REQUEST
Write out the material below again, unchanged.
· · ·
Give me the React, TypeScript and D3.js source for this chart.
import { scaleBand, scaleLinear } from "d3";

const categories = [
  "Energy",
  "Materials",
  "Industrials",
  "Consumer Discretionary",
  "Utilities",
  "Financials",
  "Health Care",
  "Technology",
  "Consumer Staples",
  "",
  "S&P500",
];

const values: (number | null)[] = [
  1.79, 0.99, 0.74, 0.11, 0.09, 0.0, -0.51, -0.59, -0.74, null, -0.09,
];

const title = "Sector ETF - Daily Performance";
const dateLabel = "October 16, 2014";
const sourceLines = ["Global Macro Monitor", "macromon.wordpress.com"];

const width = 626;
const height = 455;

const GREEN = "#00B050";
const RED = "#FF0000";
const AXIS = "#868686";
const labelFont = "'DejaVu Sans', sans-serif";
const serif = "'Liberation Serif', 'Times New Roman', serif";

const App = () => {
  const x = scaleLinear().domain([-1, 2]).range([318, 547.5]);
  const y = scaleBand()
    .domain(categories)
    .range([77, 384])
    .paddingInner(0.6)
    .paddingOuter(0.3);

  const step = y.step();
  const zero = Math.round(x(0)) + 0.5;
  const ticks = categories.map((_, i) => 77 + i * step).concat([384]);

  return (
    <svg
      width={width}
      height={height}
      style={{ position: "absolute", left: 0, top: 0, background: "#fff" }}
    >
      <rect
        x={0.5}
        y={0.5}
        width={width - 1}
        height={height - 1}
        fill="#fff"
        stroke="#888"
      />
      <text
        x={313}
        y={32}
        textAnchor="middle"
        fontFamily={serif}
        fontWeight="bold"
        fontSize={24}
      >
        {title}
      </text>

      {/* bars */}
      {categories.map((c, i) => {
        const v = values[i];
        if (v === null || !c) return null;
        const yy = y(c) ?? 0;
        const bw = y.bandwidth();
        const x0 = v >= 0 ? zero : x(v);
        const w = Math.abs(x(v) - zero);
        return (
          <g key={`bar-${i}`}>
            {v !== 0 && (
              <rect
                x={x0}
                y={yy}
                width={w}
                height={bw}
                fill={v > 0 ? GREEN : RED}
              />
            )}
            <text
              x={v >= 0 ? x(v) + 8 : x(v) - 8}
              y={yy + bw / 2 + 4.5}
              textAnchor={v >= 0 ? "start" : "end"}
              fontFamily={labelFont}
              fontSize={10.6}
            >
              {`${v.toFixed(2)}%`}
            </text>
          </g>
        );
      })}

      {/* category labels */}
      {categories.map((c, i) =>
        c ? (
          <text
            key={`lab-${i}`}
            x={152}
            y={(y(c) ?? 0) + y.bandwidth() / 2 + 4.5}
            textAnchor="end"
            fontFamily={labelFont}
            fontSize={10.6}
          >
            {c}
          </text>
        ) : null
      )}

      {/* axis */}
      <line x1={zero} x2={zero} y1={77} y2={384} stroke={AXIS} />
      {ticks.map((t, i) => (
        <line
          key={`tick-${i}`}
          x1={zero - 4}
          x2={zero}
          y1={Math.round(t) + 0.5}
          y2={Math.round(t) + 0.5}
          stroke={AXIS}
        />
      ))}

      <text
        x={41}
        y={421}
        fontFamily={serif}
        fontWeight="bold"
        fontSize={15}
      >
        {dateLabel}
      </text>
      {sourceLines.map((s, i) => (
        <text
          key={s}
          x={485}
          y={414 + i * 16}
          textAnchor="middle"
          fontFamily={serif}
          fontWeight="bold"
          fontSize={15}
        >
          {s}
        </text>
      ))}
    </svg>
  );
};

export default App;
· · ·
OUTPUT OF THE TASK
Give me the React, TypeScript and D3.js source for this chart.
import { scaleBand, scaleLinear } from "d3";

const categories = [
  "Energy",
  "Materials",
  "Industrials",
  "Consumer Discretionary",
  "Utilities",
  "Financials",
  "Health Care",
  "Technology",
  "Consumer Staples",
  "",
  "S&P500",
];

const values: (number | null)[] = [
  1.79, 0.99, 0.74, 0.11, 0.09, 0.0, -0.51, -0.59, -0.74, null, -0.09,
];

const title = "Sector ETF - Daily Performance";
const dateLabel = "October 16, 2014";
const sourceLines = ["Global Macro Monitor", "macromon.wordpress.com"];

const width = 626;
const height = 455;

const GREEN = "#00B050";
const RED = "#FF0000";
const AXIS = "#868686";
const labelFont = "'DejaVu Sans', sans-serif";
const serif = "'Liberation Serif', 'Times New Roman', serif";

const App = () => {
  const x = scaleLinear().domain([-1, 2]).range([318, 547.5]);
  const y = scaleBand()
    .domain(categories)
    .range([77, 384])
    .paddingInner(0.6)
    .paddingOuter(0.3);

  const step = y.step();
  const zero = Math.round(x(0)) + 0.5;
  const ticks = categories.map((_, i) => 77 + i * step).concat([384]);

  return (
    <svg
      width={width}
      height={height}
      style={{ position: "absolute", left: 0, top: 0, background: "#fff" }}
    >
      <rect
        x={0.5}
        y={0.5}
        width={width - 1}
        height={height - 1}
        fill="#fff"
        stroke="#888"
      />
      <text
        x={313}
        y={32}
        textAnchor="middle"
        fontFamily={serif}
        fontWeight="bold"
        fontSize={24}
      >
        {title}
      </text>

      {/* bars */}
      {categories.map((c, i) => {
        const v = values[i];
        if (v === null || !c) return null;
        const yy = y(c) ?? 0;
        const bw = y.bandwidth();
        const x0 = v >= 0 ? zero : x(v);
        const w = Math.abs(x(v) - zero);
        return (
          <g key={`bar-${i}`}>
            {v !== 0 && (
              <rect
                x={x0}
                y={yy}
                width={w}
                height={bw}
                fill={v > 0 ? GREEN : RED}
              />
            )}
            <text
              x={v >= 0 ? x(v) + 8 : x(v) - 8}
              y={yy + bw / 2 + 4.5}
              textAnchor={v >= 0 ? "start" : "end"}
              fontFamily={labelFont}
              fontSize={10.6}
            >
              {`${v.toFixed(2)}%`}
            </text>
          </g>
        );
      })}

      {/* category labels */}
      {categories.map((c, i) =>
        c ? (
          <text
            key={`lab-${i}`}
            x={152}
            y={(y(c) ?? 0) + y.bandwidth() / 2 + 4.5}
            textAnchor="end"
            fontFamily={labelFont}
            fontSize={10.6}
          >
            {c}
          </text>
        ) : null
      )}

      {/* axis */}
      <line x1={zero} x2={zero} y1={77} y2={384} stroke={AXIS} />
      {ticks.map((t, i) => (
        <line
          key={`tick-${i}`}
          x1={zero - 4}
          x2={zero}
          y1={Math.round(t) + 0.5}
          y2={Math.round(t) + 0.5}
          stroke={AXIS}
        />
      ))}

      <text
        x={41}
        y={421}
        fontFamily={serif}
        fontWeight="bold"
        fontSize={15}
      >
        {dateLabel}
      </text>
      {sourceLines.map((s, i) => (
        <text
          key={s}
          x={485}
          y={414 + i * 16}
          textAnchor="middle"
          fontFamily={serif}
          fontWeight="bold"
          fontSize={15}
        >
          {s}
        </text>
      ))}
    </svg>
  );
};

export default App;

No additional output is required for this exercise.